CHIBA, Japan (Reuters) -With less than 10 seconds left on the clock, Croatia’s Matea Jelic converted a three-point deficit into a lead to take the gold medal away from Briton Lauren Williams in an exciting Olympic taekwondo final in the women’s -67kg category on Monday.
Both light and hopping on their feet, Jelic and Williams were evenly matched through the three rounds, unceasing in their attempts at high-scoring head-kicks.
The score was level at 10-10 at the end of the second round but the action heated up in the final round, the lead see-sawing between the two. In the second half, Williams pulled ahead for a six-point surplus but, in the final seconds, Jelic nabbed kicks to the head and body to win 25-22.
Asked what went through her mind in the face of what looked like imminent defeat, Jelic said: “I just turned off my head. You just have to turn everything off and do what you need to do — trust your instincts and everything you did in training.
“I can’t explain it — it’s bigger than me.”
Williams, who collected Team Britain’s second silver medal in taekwondo after Bradly Sinden’s on Sunday, said she was “gutted” by the result but took it in her stride.
“To be 22 and stood on the Olympic podium is incredible,” she said. “This is what I’ve worked all my life for — obviously it’s the wrong colour but I’m really enjoying myself.”

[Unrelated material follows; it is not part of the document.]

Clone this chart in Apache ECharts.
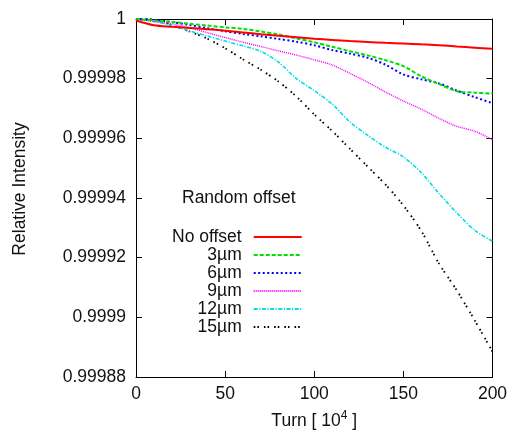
<!DOCTYPE html>
<html>
<head>
<meta charset="utf-8">
<script src="https://cdn.jsdelivr.net/npm/echarts@6/dist/echarts.min.js"></script>
<style>html,body{margin:0;padding:0;background:#fff}#c{width:511px;height:432px}</style>
</head>
<body>
<div id="c"></div>
<script>
var turns = [0,10,20,30,40,50,60,70,80,90,100,110,120,130,140,150,160,170,180,190,200];
var seriesNames = ['No offset','3\u00b5m','6\u00b5m','9\u00b5m','12\u00b5m','15\u00b5m'];
var noOffset = [0.9999995,0.9999979,0.9999974,0.9999970,0.9999966,0.9999961,0.9999955,0.9999949,0.9999944,0.9999939,0.9999934,0.9999930,0.9999926,0.9999923,0.9999920,0.9999918,0.9999915,0.9999912,0.9999908,0.9999904,0.9999900];
var off3 = [1.0000000,0.9999995,0.9999990,0.9999984,0.9999978,0.9999972,0.9999967,0.9999958,0.9999948,0.9999935,0.9999922,0.9999907,0.9999892,0.9999878,0.9999862,0.9999842,0.9999808,0.9999782,0.9999758,0.9999753,0.9999750];
var off6 = [1.0000000,0.9999997,0.9999990,0.9999980,0.9999969,0.9999959,0.9999950,0.9999942,0.9999933,0.9999924,0.9999912,0.9999896,0.9999884,0.9999870,0.9999847,0.9999814,0.9999798,0.9999784,0.9999760,0.9999738,0.9999718];
var off9 = [1.0000000,0.9999992,0.9999984,0.9999971,0.9999954,0.9999938,0.9999922,0.9999908,0.9999893,0.9999879,0.9999863,0.9999846,0.9999818,0.9999788,0.9999755,0.9999725,0.9999698,0.9999667,0.9999640,0.9999624,0.9999595];
var off12 = [1.0000000,0.9999992,0.9999978,0.9999960,0.9999943,0.9999926,0.9999910,0.9999892,0.9999855,0.9999800,0.9999760,0.9999715,0.9999655,0.9999610,0.9999570,0.9999538,0.9999485,0.9999415,0.9999350,0.9999292,0.9999255];
var off15 = [1.0000000,0.9999998,0.9999980,0.9999958,0.9999934,0.9999902,0.9999865,0.9999830,0.9999790,0.9999740,0.9999680,0.9999625,0.9999565,0.9999505,0.9999445,0.9999375,0.9999290,0.9999180,0.9999090,0.9998990,0.9998885];
var xTicks = [0,50,100,150,200];
var yTicks = [0.99988,0.9999,0.99992,0.99994,0.99996,0.99998,1];

var FONT = 'Liberation Sans, Arial, sans-serif';
var FS = 17.5;
function pairs(vals){ return turns.map(function(t,i){ return [t, vals[i]]; }); }
var allVals = [noOffset, off3, off6, off9, off12, off15];
var styles = [
  {color:'#ff0000', width:2, type:'solid'},
  {color:'#00e000', width:2, type:[4,2]},
  {color:'#0000ff', width:2, type:[2,2.5]},
  {color:'#ff00ff', width:1.5, type:[1,1]},
  {color:'#00e0e0', width:1.6, type:[4,1.5,1.2,1.5]},
  {color:'#000000', width:1.8, type:[1.6,2,1.6,5]}
];
var series = allVals.map(function(v,i){
  return {
    name: seriesNames[i], type:'line', data: pairs(v), symbol:'none', smooth:0.3,
    lineStyle: styles[i], itemStyle:{color:styles[i].color}, z: 10-i
  };
});

var chart = echarts.init(document.getElementById('c'), null, {renderer:'canvas'});
var axisCommon = {
  axisLine:{show:true, onZero:false, lineStyle:{color:'#000', width:1}},
  axisTick:{show:true, inside:true, length:6, lineStyle:{color:'#000', width:1}},
  splitLine:{show:false}
};
chart.setOption({
  animation:false,
  backgroundColor:'#fff',
  grid:{left:136, right:18.5, top:19, bottom:55, containLabel:false, outerBoundsMode:'none'},
  title:{text:'Random offset', left:182, top:189, padding:0,
    textStyle:{fontFamily:FONT, fontSize:FS, fontWeight:'normal', color:'#111'}},
  legend:{
    orient:'vertical', left:172, top:228, padding:0, align:'right', itemGap:0,
    itemWidth:48, itemHeight:10, selectedMode:false, data: seriesNames,
    itemStyle:{opacity:0, color:'transparent', borderWidth:0},
    textStyle:{fontFamily:FONT, fontSize:FS, color:'#111', lineHeight:18, padding:[0,7,0,0]}
  },
  xAxis:[
    Object.assign({type:'value', min:0, max:200, interval:50, position:'bottom',
      name:'Turn [ 10{sup|4} ]', nameLocation:'middle', nameGap:33,
      nameTextStyle:{fontFamily:FONT, fontSize:FS, color:'#111', lineHeight:22,
        rich:{sup:{fontFamily:FONT, fontSize:12, color:'#111', verticalAlign:'top', lineHeight:22}}},
      axisLabel:{fontFamily:FONT, fontSize:FS, color:'#111', margin:8,
        formatter:function(v){ return String(v); }}}, axisCommon),
    Object.assign({type:'value', min:0, max:200, interval:50, position:'top',
      axisLabel:{show:false}}, axisCommon)
  ],
  yAxis:[
    Object.assign({type:'value', min:0.99988, max:1, interval:0.00002, position:'left',
      axisLabel:{fontFamily:FONT, fontSize:FS, color:'#111', margin:10,
        formatter:function(v){ return String(+v.toFixed(5)); }}}, axisCommon),
    Object.assign({type:'value', min:0.99988, max:1, interval:0.00002, position:'right',
      axisLabel:{show:false}}, axisCommon)
  ],
  graphic:[{type:'text', x:20, y:189, rotation:Math.PI/2,
    style:{text:'Relative Intensity', font:FS+'px '+FONT, fill:'#111', align:'center', verticalAlign:'middle'}}],
  series: series
});
</script>
</body>
</html>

Welsh-born Williams switched from kick-boxing to taekwondo, inspired by featherweight Jade Jones’s gold-medal win at the London Games in 2012. Jones went out after one match on Sunday, ending her dream to win a record third gold medal in taekwondo.
In the men’s -80kg category, Russian Maksim Khramtcov defeated Jordanian and close friend Saleh Elsharabaty to claim gold.
Egypt took two bronzes in the welterweight category: Seif Eissa in the men’s contest and Hedaya Wahba in the women’s – her second after winning in the lighter -57kg category in Rio de Janeiro in 2016.
Ivory Coast’s Ruth Gbagbi also won her second straight bronze medal, while Croatia’s Toni Kanaet took the other bronze for men.